I’d be sitting on mine, were it not for the misguided generosity of Soldier Boy.

‘Twas years ago, a few days before the Snapper and I were to be married, that Soldier Boy headed out to buy our wedding present. He’d asked, so we said any help with garden furniture would be brilliant. We were living in a terraced house with a tiny patio garden, where a small table and chairs would do the job.

So off he went to B&Q to buy just that. His intentions were more than honourable but he was still physically attached to his testicles, so as soon as he entered the shop his Alpha Male eyes were drawn to exactly where B&Q wanted them: a massive gas barbeque on display, pure cool, with shelves for your kebabs, scrapy area for your scrapy bits, handles for your tools and skewers, hangy hooks for your cold bottles of beer and pepper spray canisters, and an area underneath big enough to store the smoke-infused wood chippings of four giant redwoods. 

Best of all, it had a huge lid with a built-in dial that had a needle that had a Red Zone.
I imagine Soldier Boy coming over all wobbly.
This was a barbeque with a Red Zone.

Man oh man oh man! How could they not want this? 
Wasn’t it the best thing anyone could ever buy anyone for a wedding present?

A few hours later the Snapper came home and jumped out of her skin when she saw two people crouched down in the back garden. To make the best ever barbeque the best ever surprise, Soldier Boy had secretly recruited the Snapper's friend, climbed over our back wall, opened the gate and assembled the barbeque for our delectation and delight.

We all stood back with our hands on our hips and looked at it. The air was roasting from the glowing smile burning off Soldier Boy’s proud face.

“It’s great mate! Massive. Let’s sit down and look at it. Oh we can’t. We’ve got no garden furniture!”

Now we had a vast new barbeque but nowhere to put it where we might not see it. We moved it over to the fence, where after a few weeks it started to become one with the clematis. When it threatened to become more hedge than barbeque, I went back to B&Q and paid 40 quid for its own special made-to-measure plastic cover.

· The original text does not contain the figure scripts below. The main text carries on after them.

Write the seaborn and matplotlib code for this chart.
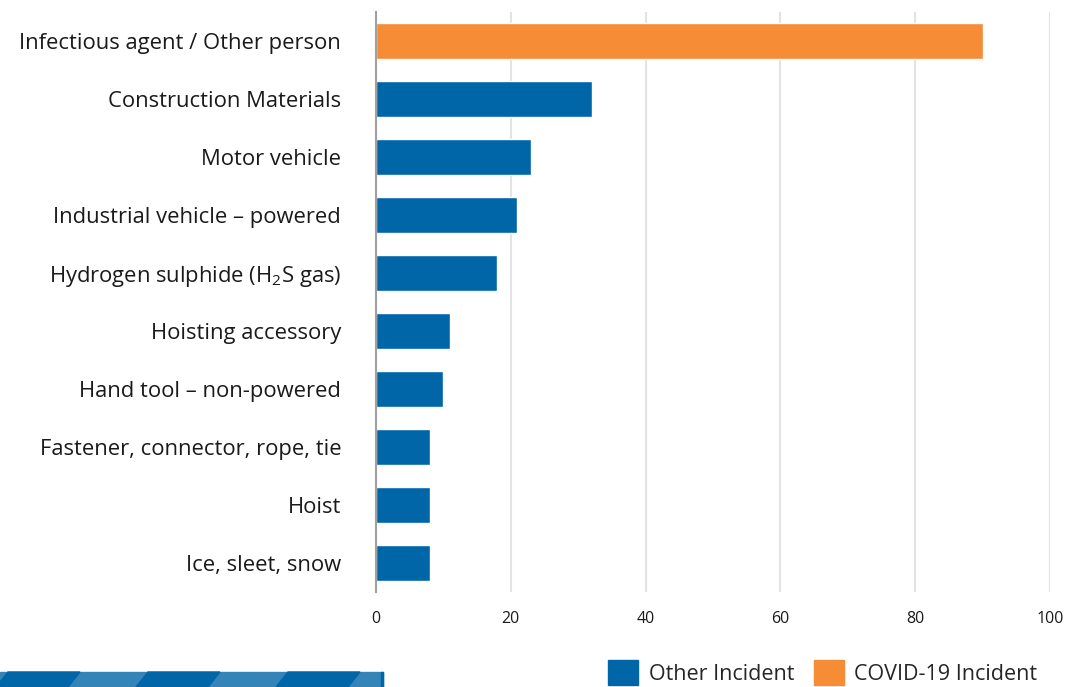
import matplotlib
matplotlib.use("Agg")
import matplotlib.pyplot as plt
import matplotlib.patches as mpatches
import pandas as pd
import seaborn as sns

categorias = [
    "Infectious agent / Other person",
    "Construction Materials",
    "Motor vehicle",
    "Industrial vehicle \u2013 powered",
    "Hydrogen sulphide (H$_{\\mathregular{2}}$S gas)",
    "Hoisting accessory",
    "Hand tool \u2013 non-powered",
    "Fastener, connector, rope, tie",
    "Hoist",
    "Ice, sleet, snow",
]
valores = [90, 32, 23, 21, 18, 11, 10, 8, 8, 8]
tipos = ["COVID-19 Incident"] + ["Other Incident"] * 9
cores = {"Other Incident": "#0066a8", "COVID-19 Incident": "#f68c35"}
ticks_x = [0, 20, 40, 60, 80, 100]

df = pd.DataFrame({"categoria": categorias, "valor": valores, "tipo": tipos})

sns.set_style("white")
plt.rcParams["font.family"] = ["Open Sans", "DejaVu Sans"]
plt.rcParams["mathtext.fontset"] = "custom"
plt.rcParams["mathtext.rm"] = "Open Sans"

fig = plt.figure(figsize=(10.76, 6.87), dpi=100)
ax = fig.add_axes([0.3494, 0.1383, 0.6264, 0.8442])

sns.barplot(data=df, x="valor", y="categoria", hue="tipo", palette=cores,
            dodge=False, width=0.62, saturation=1, order=categorias, ax=ax, legend=False)

ax.set_xlim(0, 100)
ax.set_xticks(ticks_x)
ax.set_xlabel("")
ax.set_ylabel("")
ax.grid(axis="x", color="#e3e3e3", linewidth=1.5)
ax.set_axisbelow(True)
for s in ["top", "right", "bottom"]:
    ax.spines[s].set_visible(False)
ax.spines["left"].set_color("#a0a0a0")
ax.spines["left"].set_linewidth(1.5)
ax.tick_params(axis="y", length=0, pad=25, labelsize=15.8, labelcolor="#1a1a1a")
ax.tick_params(axis="x", length=0, pad=14, labelsize=11.5, labelcolor="#1a1a1a")

# legenda
handles = [mpatches.Patch(color=cores["Other Incident"], label="Other Incident"),
           mpatches.Patch(color=cores["COVID-19 Incident"], label="COVID-19 Incident")]
fig.legend(handles=handles, loc="lower left", bbox_to_anchor=(0.563, 0.0),
           ncol=2, frameon=False, fontsize=15.5, handlelength=1.4, handleheight=1.4,
           handletextpad=0.5, columnspacing=0.9, borderaxespad=0, borderpad=0.1)

# faixa decorativa listrada no canto inferior esquerdo
y0, h = 0, 15 / 687
fig.patches.append(mpatches.Rectangle((0, y0), 383 / 1076, h, transform=fig.transFigure,
                                      color="#3584b8", zorder=0))
for x in [8, 148, 288]:
    pts = [((x - 12) / 1076, y0), ((x + 60) / 1076, y0),
           ((x + 72) / 1076, y0 + h), (x / 1076, y0 + h)]
    fig.patches.append(mpatches.Polygon(pts, closed=True, transform=fig.transFigure,
                                        color="#0066a8", zorder=1))
fig.patches.append(mpatches.Rectangle((381 / 1076, y0), 2 / 1076, h, transform=fig.transFigure,
                                      color="#0066a8", zorder=2))

fig.savefig("out.png", dpi=100)
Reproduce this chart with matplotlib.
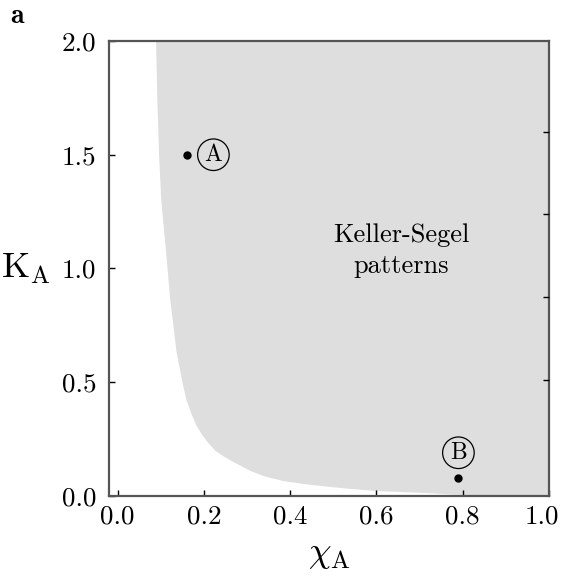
"""Phase diagram of Keller-Segel pattern formation in the (chi_A, K_A) plane"""

import matplotlib
matplotlib.use('Agg')
import matplotlib.pyplot as plt
import matplotlib.transforms as mtransforms
import numpy as np

plt.rcParams['font.family'] = 'serif'
plt.rcParams['font.serif'] = ['cmr10', 'DejaVu Serif']
plt.rcParams['mathtext.fontset'] = 'cm'
plt.rcParams['axes.formatter.use_mathtext'] = True

# boundary of the pattern-forming region: K_A values and the critical chi_A
K_edge = [2.0, 1.74, 1.5, 1.30, 1.079, 0.86, 0.786, 0.64, 0.493, 0.42,
          0.363, 0.31, 0.273, 0.235, 0.2, 0.178, 0.156, 0.134, 0.112, 0.09,
          0.068, 0.055, 0.042, 0.033, 0.024, 0.02, 0.015, 0.009, 0.005, 0.002, 0.0]
chi_edge = [0.088, 0.091, 0.095, 0.100, 0.111, 0.121, 0.126, 0.135, 0.150, 0.159,
            0.170, 0.182, 0.194, 0.209, 0.226, 0.243, 0.263, 0.285, 0.307, 0.337,
            0.382, 0.43, 0.49, 0.54, 0.6, 0.65, 0.716, 0.77, 0.83, 0.886, 0.95]

# sample parameter sets
pt_names = ['A', 'B']
pt_chi = [0.16, 0.79]
pt_K = [1.5, 0.08]

xticks = [0.0, 0.2, 0.4, 0.6, 0.8, 1.0]
yticks = [0.0, 0.5, 1.0, 1.5, 2.0]

fig = plt.figure(figsize=(5.61, 5.78), dpi=100, facecolor='w')
ax = fig.add_axes([0.1943, 0.1419, 0.7843, 0.7872])

ax.fill_betweenx(K_edge, chi_edge, 1.0, color='#dedede', lw=0)

ax.plot(pt_chi, pt_K, 'o', color='k', ms=5)
circ = dict(boxstyle='circle,pad=0.2', fc='none', ec='k', lw=0.9)
ax.text(pt_chi[0] + 0.062, pt_K[0], pt_names[0], fontsize=17, ha='center', va='center', bbox=circ)
ax.text(pt_chi[1], pt_K[1] + 0.11, pt_names[1], fontsize=17, ha='center', va='center', bbox=circ)

ax.text(0.658, 1.08, 'Keller-Segel\npatterns', fontsize=19, ha='center', va='center',
        linespacing=1.4)

ax.set_xlim(-0.02, 1.0)
ax.set_ylim(0, 2)
ax.set_xticks(xticks)
ax.set_yticks(yticks)
ax.set_xticklabels([f'{v:.1f}' for v in xticks])
ax.set_yticklabels([f'{v:.1f}' for v in yticks])
ax.tick_params(direction='in', length=4, width=1, labelsize=19.5, pad=6)
ax.tick_params(axis='y', pad=9)

# pull the last x label back inside the figure
last = ax.get_xticklabels()[-1]
last.set_transform(last.get_transform() + mtransforms.ScaledTranslation(-7 / 100, 0, fig.dpi_scale_trans))

for s in ax.spines.values():
    s.set_color('#555555')
    s.set_linewidth(1.6)

ax.set_xlabel(r'$\chi_{\mathrm{A}}$', fontsize=26, labelpad=8)
ax.set_ylabel(r'$\mathrm{K}_{\mathrm{A}}$', fontsize=26, rotation=0, labelpad=26, va='center')

# extra ticks on the right side
ax2 = ax.twinx()
ax2.set_ylim(0, 2)
ax2.set_yticks([0.51, 0.875, 1.24, 1.6])
ax2.set_yticklabels([])
ax2.tick_params(direction='in', length=4, width=1)
for s in ax2.spines.values():
    s.set_visible(False)

fig.text(0.018, 0.995, r'$\mathbf{a}$', fontsize=20, va='top', ha='left')

fig.savefig('out.png', dpi=100, facecolor=fig.get_facecolor())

Then a chefly friend of the Snapper asked us he if he could borrow it for his annual summer bash, so off it went to Knocknacarra, where he had to spend 25 quid on an adapter so that it could run off an Irish gas cylinder. Then he had to buy a gas cylinder, and then he cooked up a storm on it, using all the jangles and mangles and blowers and stowers because he’s a chef and knows how to.

He has it still. We don’t need it, but ironically now have a garden big enough to swallow it up and spit it out, as if it were merely an insignificant little pipsqueak of a barbeque.
So that friends and family visiting for the wedding might sit somewhere, the Snapper and I nipped off yet again to the dreaded B&Q and bought a table and four chairs for the patio. 
The set proved perfect, so of course, years later, we bought it with us the day we moved house.

Solider Boy arrived to help early that day, eager and happy to start shifting all our stuff, for which I was truly grateful.

In fact so great was his spirit and enthusiasm that I still smiled and never said a word as I saw him unload the garden table out of the back of the van, and slam it onto the gravel of our new driveway. I smiled even as I watched the fittings and rivets fly off the table into the distance, knowing that he had no idea the table was truly broken.

A small strangely poetic part of my soul saw the irony in it; thought it was funny. I waited a long time (in truth - until I needed to have one over on him!) to tell Soldier Boy that while he’d acted with generosity in his soul, thanks to his unique efforts, we now had neither a table nor a barbeque.

Enjoy the sunshine when it comes. I’ll be lying on the grass.